SHORT PROBLEM: Determine which lines contain the word "with", then copy those lines.

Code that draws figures
★ ★ ★ ★ ★

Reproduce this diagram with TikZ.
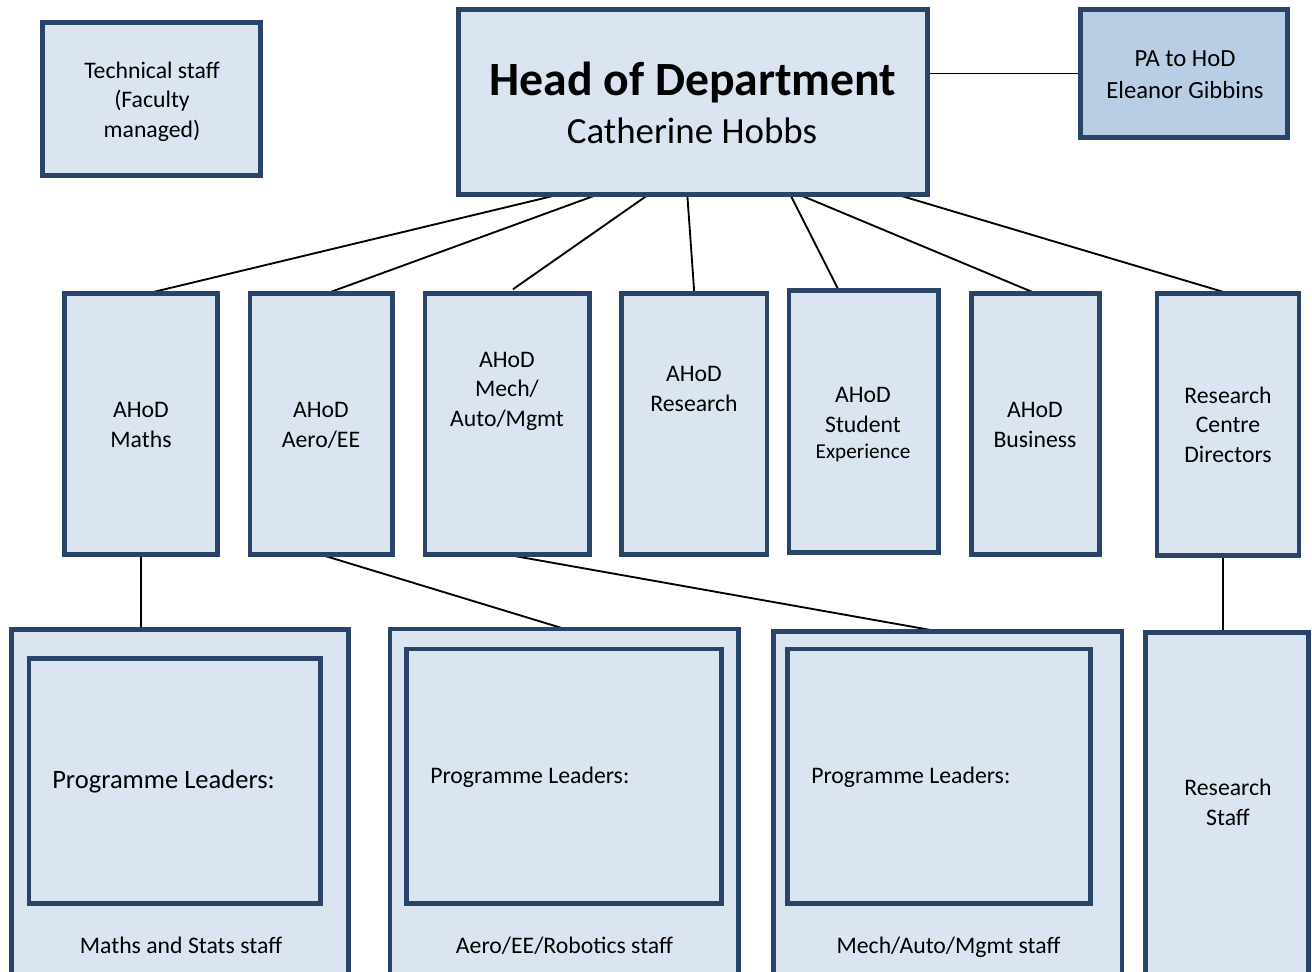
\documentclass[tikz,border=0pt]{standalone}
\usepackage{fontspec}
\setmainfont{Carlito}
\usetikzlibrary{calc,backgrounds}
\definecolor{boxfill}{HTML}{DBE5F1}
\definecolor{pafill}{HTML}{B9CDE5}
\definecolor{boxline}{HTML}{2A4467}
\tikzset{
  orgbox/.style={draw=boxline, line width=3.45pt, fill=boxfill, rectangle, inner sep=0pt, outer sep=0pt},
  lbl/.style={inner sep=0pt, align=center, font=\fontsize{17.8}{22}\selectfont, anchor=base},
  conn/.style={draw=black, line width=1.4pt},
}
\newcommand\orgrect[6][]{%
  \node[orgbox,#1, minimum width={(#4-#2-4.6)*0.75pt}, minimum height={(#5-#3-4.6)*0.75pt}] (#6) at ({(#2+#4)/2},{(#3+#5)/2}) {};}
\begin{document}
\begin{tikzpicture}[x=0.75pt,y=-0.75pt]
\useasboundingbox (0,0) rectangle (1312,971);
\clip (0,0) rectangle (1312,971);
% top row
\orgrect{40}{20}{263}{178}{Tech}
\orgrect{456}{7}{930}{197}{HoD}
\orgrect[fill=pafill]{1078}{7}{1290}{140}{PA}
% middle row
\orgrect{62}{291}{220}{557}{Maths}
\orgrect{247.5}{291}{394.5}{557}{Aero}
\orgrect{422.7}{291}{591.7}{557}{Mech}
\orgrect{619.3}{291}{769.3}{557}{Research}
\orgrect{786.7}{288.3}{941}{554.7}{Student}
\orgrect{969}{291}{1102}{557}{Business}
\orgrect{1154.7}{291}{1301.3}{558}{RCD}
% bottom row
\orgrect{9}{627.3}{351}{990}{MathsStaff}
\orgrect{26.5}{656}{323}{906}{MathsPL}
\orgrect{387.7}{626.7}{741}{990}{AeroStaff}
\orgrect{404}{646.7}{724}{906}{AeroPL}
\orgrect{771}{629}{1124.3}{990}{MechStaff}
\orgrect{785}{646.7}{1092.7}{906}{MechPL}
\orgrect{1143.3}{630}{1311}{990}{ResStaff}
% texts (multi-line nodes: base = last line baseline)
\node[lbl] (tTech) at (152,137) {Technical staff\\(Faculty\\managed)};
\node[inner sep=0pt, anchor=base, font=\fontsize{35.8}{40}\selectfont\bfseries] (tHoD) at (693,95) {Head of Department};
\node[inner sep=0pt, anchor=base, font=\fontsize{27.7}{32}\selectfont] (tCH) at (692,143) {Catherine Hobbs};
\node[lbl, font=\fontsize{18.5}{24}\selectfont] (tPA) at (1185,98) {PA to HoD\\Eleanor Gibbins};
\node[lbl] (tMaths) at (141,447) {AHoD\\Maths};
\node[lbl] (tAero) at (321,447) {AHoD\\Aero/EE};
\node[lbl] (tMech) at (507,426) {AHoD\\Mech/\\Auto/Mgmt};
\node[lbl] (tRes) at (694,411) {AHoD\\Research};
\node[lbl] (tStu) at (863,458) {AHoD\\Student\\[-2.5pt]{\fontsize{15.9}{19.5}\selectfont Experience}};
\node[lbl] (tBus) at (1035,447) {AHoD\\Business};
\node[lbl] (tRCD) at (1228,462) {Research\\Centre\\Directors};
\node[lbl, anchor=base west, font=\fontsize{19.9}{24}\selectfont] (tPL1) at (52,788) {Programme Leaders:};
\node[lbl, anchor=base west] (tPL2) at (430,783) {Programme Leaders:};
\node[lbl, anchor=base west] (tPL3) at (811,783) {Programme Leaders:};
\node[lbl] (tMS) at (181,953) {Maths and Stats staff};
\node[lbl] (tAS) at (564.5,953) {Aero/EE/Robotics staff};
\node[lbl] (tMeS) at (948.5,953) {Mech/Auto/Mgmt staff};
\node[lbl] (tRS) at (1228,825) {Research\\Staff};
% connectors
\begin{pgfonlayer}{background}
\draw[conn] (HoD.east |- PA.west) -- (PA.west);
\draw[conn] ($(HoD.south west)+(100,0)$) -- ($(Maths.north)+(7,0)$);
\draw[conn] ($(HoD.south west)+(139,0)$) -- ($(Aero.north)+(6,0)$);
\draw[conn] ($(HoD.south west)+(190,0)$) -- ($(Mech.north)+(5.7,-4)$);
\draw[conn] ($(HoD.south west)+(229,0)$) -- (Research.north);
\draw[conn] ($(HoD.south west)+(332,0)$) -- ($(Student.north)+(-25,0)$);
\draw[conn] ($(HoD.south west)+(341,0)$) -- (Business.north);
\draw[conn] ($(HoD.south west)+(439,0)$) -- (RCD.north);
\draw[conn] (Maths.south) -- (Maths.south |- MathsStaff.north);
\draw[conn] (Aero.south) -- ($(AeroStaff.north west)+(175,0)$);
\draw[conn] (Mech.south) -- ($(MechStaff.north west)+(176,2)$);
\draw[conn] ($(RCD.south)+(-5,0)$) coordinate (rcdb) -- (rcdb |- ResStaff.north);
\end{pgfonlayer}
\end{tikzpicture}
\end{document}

★ ★ ★ ★ ★

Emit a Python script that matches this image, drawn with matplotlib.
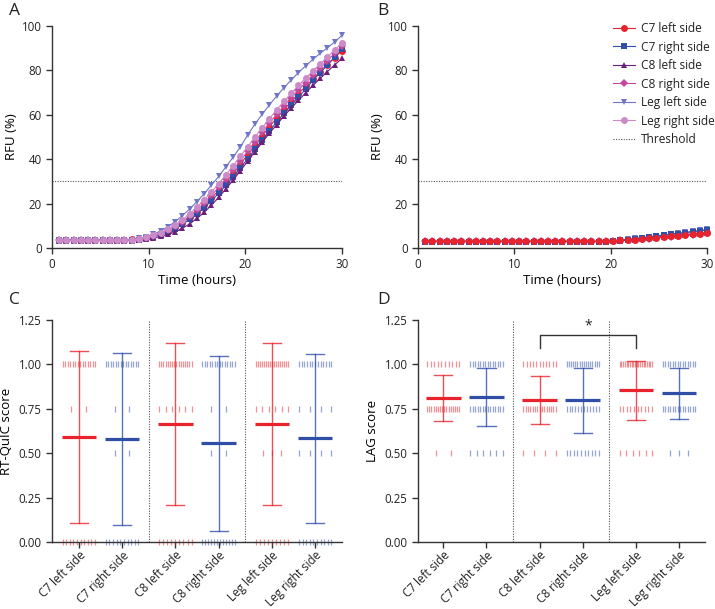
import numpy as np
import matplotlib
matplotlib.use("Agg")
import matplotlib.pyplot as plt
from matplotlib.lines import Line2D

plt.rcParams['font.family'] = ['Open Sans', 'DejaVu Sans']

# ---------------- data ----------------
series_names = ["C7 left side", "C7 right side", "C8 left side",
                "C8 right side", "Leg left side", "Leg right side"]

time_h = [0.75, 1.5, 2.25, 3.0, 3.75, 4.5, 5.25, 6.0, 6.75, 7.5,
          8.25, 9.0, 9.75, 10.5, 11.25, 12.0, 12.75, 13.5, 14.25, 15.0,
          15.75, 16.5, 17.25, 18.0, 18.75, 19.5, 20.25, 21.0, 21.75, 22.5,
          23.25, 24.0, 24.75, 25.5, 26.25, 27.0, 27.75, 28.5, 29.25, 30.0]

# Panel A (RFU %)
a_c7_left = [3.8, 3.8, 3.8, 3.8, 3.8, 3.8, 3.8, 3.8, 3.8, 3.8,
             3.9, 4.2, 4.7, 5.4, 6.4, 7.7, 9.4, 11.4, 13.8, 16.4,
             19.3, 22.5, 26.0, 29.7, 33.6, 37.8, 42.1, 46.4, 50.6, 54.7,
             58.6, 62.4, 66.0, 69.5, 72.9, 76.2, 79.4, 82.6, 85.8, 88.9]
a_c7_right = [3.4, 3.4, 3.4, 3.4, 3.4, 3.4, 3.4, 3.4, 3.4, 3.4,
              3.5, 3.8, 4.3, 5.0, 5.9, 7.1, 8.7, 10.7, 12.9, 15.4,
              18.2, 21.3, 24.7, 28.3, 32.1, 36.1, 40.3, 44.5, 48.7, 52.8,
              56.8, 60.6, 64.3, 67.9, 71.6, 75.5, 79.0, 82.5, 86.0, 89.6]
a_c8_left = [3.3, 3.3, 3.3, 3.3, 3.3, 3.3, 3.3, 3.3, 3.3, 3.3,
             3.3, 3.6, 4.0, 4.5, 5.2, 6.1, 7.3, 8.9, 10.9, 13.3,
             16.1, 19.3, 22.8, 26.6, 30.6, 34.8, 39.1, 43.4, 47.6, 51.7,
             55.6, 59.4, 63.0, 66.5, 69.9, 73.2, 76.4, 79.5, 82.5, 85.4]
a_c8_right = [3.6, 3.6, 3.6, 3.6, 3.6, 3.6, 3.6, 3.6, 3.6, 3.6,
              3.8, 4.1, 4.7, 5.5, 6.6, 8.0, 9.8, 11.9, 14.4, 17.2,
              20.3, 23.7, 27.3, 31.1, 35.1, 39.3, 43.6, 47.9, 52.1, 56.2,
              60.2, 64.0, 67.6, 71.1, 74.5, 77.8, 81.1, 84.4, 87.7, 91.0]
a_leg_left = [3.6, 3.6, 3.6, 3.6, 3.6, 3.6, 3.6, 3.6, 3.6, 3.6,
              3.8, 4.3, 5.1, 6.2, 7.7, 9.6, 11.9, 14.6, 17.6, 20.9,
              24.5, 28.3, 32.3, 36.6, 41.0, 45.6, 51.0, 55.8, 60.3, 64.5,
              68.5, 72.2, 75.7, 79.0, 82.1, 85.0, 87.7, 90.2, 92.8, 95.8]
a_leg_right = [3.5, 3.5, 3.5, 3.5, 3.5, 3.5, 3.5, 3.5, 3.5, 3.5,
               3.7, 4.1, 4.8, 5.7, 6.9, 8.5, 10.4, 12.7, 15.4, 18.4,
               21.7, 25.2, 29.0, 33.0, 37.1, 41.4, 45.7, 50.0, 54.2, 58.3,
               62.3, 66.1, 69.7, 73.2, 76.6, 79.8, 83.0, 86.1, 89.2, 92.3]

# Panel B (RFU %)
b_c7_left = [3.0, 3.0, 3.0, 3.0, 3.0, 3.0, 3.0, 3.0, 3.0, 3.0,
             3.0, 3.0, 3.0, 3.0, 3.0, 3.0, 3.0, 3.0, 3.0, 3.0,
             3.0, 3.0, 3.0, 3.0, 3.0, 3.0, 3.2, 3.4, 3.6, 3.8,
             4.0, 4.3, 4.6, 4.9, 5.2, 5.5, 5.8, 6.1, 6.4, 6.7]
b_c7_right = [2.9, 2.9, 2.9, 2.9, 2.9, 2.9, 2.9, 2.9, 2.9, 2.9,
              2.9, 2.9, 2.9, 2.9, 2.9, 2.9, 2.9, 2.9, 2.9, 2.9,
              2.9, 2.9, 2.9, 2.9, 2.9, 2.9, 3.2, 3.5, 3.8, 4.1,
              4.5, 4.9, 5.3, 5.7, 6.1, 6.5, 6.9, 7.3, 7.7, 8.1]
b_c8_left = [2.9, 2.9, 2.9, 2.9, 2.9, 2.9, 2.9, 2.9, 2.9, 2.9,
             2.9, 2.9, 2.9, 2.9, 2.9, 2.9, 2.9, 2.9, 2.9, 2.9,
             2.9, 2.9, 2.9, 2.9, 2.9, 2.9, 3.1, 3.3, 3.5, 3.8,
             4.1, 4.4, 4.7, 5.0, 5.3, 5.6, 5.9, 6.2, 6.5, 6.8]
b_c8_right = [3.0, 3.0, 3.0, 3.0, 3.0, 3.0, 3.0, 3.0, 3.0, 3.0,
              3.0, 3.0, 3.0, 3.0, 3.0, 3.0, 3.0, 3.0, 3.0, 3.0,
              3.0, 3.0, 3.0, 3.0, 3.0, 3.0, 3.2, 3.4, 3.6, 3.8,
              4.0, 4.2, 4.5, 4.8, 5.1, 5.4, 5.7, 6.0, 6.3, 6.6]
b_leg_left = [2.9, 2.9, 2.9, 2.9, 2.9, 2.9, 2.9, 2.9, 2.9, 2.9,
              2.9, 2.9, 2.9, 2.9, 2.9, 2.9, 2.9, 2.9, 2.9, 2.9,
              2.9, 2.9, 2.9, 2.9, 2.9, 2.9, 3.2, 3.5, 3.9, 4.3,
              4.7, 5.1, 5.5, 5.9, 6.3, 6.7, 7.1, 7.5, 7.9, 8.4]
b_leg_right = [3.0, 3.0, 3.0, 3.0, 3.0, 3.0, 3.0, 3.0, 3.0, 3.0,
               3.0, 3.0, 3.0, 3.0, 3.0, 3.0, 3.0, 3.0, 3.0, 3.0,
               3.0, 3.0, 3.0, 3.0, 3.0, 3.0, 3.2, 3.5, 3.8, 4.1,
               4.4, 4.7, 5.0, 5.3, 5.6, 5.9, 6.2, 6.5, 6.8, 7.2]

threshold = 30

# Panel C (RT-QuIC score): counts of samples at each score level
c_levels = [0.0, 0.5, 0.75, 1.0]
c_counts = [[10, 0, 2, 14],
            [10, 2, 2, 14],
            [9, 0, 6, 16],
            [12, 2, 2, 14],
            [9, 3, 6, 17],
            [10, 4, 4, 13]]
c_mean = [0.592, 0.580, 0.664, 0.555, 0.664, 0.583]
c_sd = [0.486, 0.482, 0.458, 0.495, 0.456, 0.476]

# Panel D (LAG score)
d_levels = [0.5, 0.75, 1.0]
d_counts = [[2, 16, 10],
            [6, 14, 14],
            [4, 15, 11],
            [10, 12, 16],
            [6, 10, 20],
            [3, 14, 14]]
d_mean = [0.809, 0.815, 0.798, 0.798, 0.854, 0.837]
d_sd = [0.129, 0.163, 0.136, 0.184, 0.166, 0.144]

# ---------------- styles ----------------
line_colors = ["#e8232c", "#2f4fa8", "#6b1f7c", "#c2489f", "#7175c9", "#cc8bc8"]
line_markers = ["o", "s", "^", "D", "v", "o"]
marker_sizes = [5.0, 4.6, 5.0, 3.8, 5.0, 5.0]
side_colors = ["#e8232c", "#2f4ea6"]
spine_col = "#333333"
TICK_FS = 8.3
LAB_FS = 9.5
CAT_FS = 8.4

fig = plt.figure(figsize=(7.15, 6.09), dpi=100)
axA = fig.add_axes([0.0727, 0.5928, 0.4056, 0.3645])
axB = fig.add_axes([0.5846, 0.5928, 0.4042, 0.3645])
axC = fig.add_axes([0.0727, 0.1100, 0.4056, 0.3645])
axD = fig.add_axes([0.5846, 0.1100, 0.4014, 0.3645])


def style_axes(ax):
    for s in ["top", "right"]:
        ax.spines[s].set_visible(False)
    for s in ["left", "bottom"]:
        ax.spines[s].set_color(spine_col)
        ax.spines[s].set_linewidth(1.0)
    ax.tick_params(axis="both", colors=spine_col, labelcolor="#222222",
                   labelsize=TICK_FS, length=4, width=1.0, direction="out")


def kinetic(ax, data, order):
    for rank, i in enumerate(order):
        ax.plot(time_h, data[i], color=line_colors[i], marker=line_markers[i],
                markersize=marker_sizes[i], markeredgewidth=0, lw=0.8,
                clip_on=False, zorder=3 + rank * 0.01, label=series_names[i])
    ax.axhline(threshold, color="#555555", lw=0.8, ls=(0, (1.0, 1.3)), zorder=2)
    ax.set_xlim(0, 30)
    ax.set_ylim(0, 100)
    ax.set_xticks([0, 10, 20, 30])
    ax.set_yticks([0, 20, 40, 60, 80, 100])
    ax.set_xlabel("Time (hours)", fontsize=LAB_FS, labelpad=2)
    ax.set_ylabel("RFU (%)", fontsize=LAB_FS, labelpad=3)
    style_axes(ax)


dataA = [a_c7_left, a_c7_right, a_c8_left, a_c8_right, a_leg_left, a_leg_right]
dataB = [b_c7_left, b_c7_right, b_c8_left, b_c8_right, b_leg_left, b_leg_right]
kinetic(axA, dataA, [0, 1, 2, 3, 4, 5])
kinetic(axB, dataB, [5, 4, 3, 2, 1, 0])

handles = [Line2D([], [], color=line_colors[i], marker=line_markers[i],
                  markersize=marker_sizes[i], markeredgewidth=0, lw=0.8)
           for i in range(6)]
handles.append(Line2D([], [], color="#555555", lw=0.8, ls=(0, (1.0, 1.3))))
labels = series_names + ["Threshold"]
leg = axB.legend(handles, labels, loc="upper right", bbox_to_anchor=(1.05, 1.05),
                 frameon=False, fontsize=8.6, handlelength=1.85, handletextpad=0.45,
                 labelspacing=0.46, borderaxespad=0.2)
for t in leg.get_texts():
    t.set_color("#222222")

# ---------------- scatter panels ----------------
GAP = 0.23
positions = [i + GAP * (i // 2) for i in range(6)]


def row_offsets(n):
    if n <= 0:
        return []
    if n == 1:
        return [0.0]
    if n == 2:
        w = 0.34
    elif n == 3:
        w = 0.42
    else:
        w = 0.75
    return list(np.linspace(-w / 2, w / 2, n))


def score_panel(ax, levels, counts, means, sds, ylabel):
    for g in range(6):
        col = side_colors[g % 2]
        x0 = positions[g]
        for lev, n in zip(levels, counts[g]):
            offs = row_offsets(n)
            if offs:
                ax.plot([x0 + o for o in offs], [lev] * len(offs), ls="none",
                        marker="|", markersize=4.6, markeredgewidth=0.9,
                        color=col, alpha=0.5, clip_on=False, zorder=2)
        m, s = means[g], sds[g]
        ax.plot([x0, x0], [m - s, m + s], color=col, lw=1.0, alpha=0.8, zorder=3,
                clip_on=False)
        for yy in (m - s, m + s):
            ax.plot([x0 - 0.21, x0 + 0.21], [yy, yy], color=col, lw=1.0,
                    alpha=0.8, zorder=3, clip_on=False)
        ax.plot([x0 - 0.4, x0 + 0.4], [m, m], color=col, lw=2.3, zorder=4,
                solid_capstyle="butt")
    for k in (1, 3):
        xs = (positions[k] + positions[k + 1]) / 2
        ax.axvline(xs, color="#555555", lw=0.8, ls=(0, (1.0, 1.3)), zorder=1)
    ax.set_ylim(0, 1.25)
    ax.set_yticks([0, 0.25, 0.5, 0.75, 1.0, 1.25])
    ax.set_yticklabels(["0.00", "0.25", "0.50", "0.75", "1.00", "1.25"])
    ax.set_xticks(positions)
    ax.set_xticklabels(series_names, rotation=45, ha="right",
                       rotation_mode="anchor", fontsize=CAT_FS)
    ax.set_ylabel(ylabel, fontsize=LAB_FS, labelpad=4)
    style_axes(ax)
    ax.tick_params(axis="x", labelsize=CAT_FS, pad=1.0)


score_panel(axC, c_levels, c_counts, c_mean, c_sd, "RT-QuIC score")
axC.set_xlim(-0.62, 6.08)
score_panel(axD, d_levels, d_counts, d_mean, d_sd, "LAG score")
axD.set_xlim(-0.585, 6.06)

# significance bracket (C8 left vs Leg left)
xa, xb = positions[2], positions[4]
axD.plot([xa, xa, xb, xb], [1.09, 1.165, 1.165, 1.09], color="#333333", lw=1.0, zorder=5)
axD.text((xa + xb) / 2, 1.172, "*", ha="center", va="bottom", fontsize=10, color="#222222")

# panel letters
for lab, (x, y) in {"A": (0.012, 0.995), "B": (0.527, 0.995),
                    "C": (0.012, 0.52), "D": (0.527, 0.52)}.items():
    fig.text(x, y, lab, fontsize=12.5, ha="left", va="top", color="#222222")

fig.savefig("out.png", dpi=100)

★ ★ ★ ★ ★

RESPONSE:
Reproduce this diagram with TikZ.
Emit a Python script that matches this image, drawn with matplotlib.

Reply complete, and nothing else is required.